A holster may well be the most important accessory one buys for a firearm outside of a cleaning kit, so it’s beneficial to know the types of holsters that are available. Each serves a different purpose and has unique benefits and limitations.
Types Of Holsters Break Into Several Categories
There are a variety of types of holsters out there for carrying one’s firearm, and they break into several categories. Mostly, holster types are defined by construction and mounting location.
Paddle or Pancake Holsters
There are two primary methods of making a holster, called “paddle” and “pancake.”
A paddle holster is made by attaching a shell to a backing material. Typically, the shell is made of a slick but stiff plastic; proprietary blends such as Kydex and Boltaron are common. How the shell is constructed and mounted to the backing – which is often somewhat paddle-shaped, hence the name – varies by manufacturer.
Pancake holsters are (more or less) two pieces of material joined together. There’s a cavity in the middle and that’s where the gun goes. Leather is a very common material, with high-end leather gun holsters available in exotic hides. Pancake holsters range from a non-descript quasi-ovals to precision crafted for specific firearms.
From the Hip Holster
Another defining criteria of the types of holsters is where it goes on the body, the most common being the hip holster.
The hip holster has been the default since the pistol was invented, because it works. The two primary types of hip (and/or waist area; not all are carried directly on the hip) holster are inside or outside the waistband, commonly denoted as IWB or OWB. They are the easiest to conceal – a roomy shirt does it – and the easiest to reach in case you need to. Drawing while seated, though, is problematic.
While most are situated with the gun on the wearer’s dominant hand, they can be situated for cross-draw. This can pose concealment difficulties, as cross-drawing often requires the grip be closer to the belly button.

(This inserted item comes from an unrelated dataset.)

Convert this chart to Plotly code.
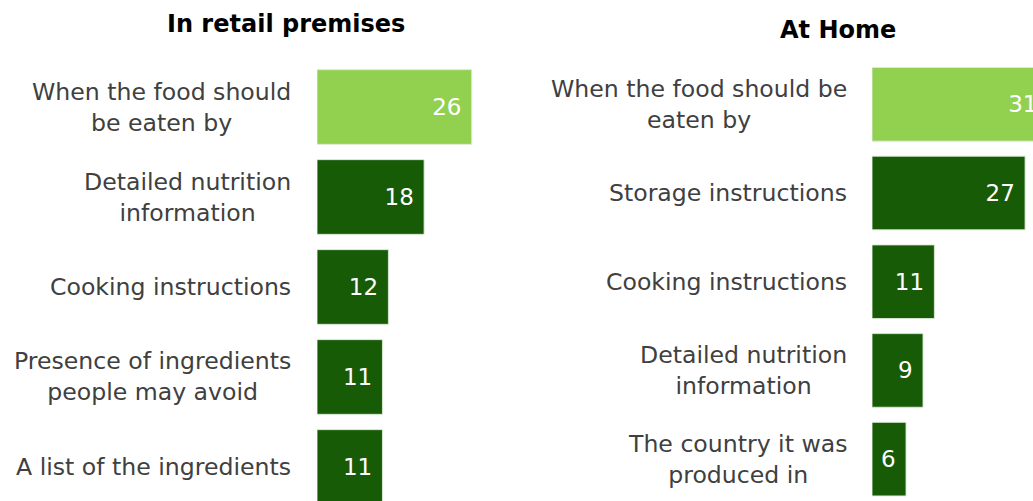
import plotly.graph_objects as go

# Information people look for on food labels, by setting (%)
retail_labels = [
    "When the food should<br>be eaten by",
    "Detailed nutrition<br>information",
    "Cooking instructions",
    "Presence of ingredients<br>people may avoid",
    "A list of the ingredients",
]
retail_values = [26, 18, 12, 11, 11]

home_labels = [
    "When the food should be<br>eaten by",
    "Storage instructions",
    "Cooking instructions",
    "Detailed nutrition<br>information",
    "The country it was<br>produced in",
]
home_values = [31, 27, 11, 9, 6]

panel_titles = ["In retail premises", "At Home"]

LIGHT = "#92D050"
DARK = "#175B07"
FONT = "DejaVu Sans, Verdana, sans-serif"
W, H = 1033, 501


def bar_colors(n):
    return [LIGHT] + [DARK] * (n - 1)


fig = go.Figure()

for labels, values, xa, ya in [
    (retail_labels, retail_values, "x", "y"),
    (home_labels, home_values, "x2", "y2"),
]:
    fig.add_trace(go.Bar(
        y=labels, x=values, orientation="h",
        xaxis=xa, yaxis=ya, width=0.83,
        marker=dict(color=bar_colors(len(values)),
                    line=dict(color="rgba(220,235,215,0.9)", width=1)),
        texttemplate="%{x}\u00a0", textposition="inside",
        insidetextanchor="end", constraintext="none", textangle=0,
        textfont=dict(family=FONT, size=23, color="white"),
        hoverinfo="skip", showlegend=False,
    ))

annotations = []
for labels, ya, xr in [(retail_labels, "y", 293), (home_labels, "y2", 849)]:
    for lab in labels:
        annotations.append(dict(
            text=lab, xref="paper", x=xr / W, xanchor="right",
            yref=ya, y=lab, yanchor="middle", align="center",
            showarrow=False, font=dict(family=FONT, size=23.6, color="#404040"),
        ))

for title, xc, yc in [(panel_titles[0], 286, 24), (panel_titles[1], 838, 30)]:
    annotations.append(dict(
        text=f"<b>{title}</b>", xref="paper", x=xc / W, xanchor="center",
        yref="paper", y=1 - yc / H, yanchor="middle", showarrow=False,
        font=dict(family=FONT, size=24, color="black"),
    ))

fig.update_layout(
    width=W, height=H,
    margin=dict(l=0, r=0, t=0, b=0),
    paper_bgcolor="white", plot_bgcolor="white",
    xaxis=dict(domain=[317 / W, 505 / W], range=[0, 188 / 5.95], visible=False),
    yaxis=dict(domain=[0, 1], range=[4.378, -1.189], visible=False,
               categoryorder="array", categoryarray=retail_labels),
    xaxis2=dict(domain=[872 / W, 1], range=[0, 161 / 5.67], visible=False, anchor="y2"),
    yaxis2=dict(domain=[0, 1], range=[4.472, -1.176], visible=False, anchor="x2",
                categoryorder="array", categoryarray=home_labels),
    annotations=annotations,
)

fig.write_html("out.html")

Hip holsters require gun belts, which are stiffer and thicker than normal belts due to the greater horizontal and vertical tension needed to hold up a holster.
One of the other common types of holsters are shoulder holsters. Shoulder holsters can be either horizontal, for most firearms, or vertical, for longer guns such as full-frame/large caliber revolvers.
Access is easy, but reholstering can be a slight hassle, and concealment requires a jacket.
The sling holster is related, though secured via a shoulder harness and strap across the chest, putting the grip around the sternum. Access and reholstering is very quick, but concealment is essentially nonexistent. These are mostly employed by combat personnel.
Leg or Ankle Holsters
Other common holsters include leg and ankle holsters. Leg holsters, naturally, strap a gun to the thigh. They are accessible from nearly any position, but can’t be concealed without a full-length jacket…that’s closed.
Ankle holsters, however, are perfectly concealable unless you wear shorts. Running is pretty much out of the question and if you need your gun in a hurry, forget it. Only small guns can be carried this way, so most ankle holsters are used for backups rather than primary sidearms.
Rounding out the rest
Some of the other common types of holsters are pocket holsters and small-of-the-back holsters. Pocket holsters are the most easily concealed, but only work for the smallest of guns, like a derringer. If you wear especially tight jeans, you may have to use a zip gun.
Small-of-the-back holsters are likewise easily concealable, but hard to access while sitting. Since most IWB and OWB holsters require a belt as an anchor, they can be worn at the hip or the small of the back or moved at the wearer’s convenience.
There may be a few other types, but the above mentioned holster varieties are almost all that you’ll encounter or likely need to consider. You’ll need to find the right one for you, so try a few out before buying.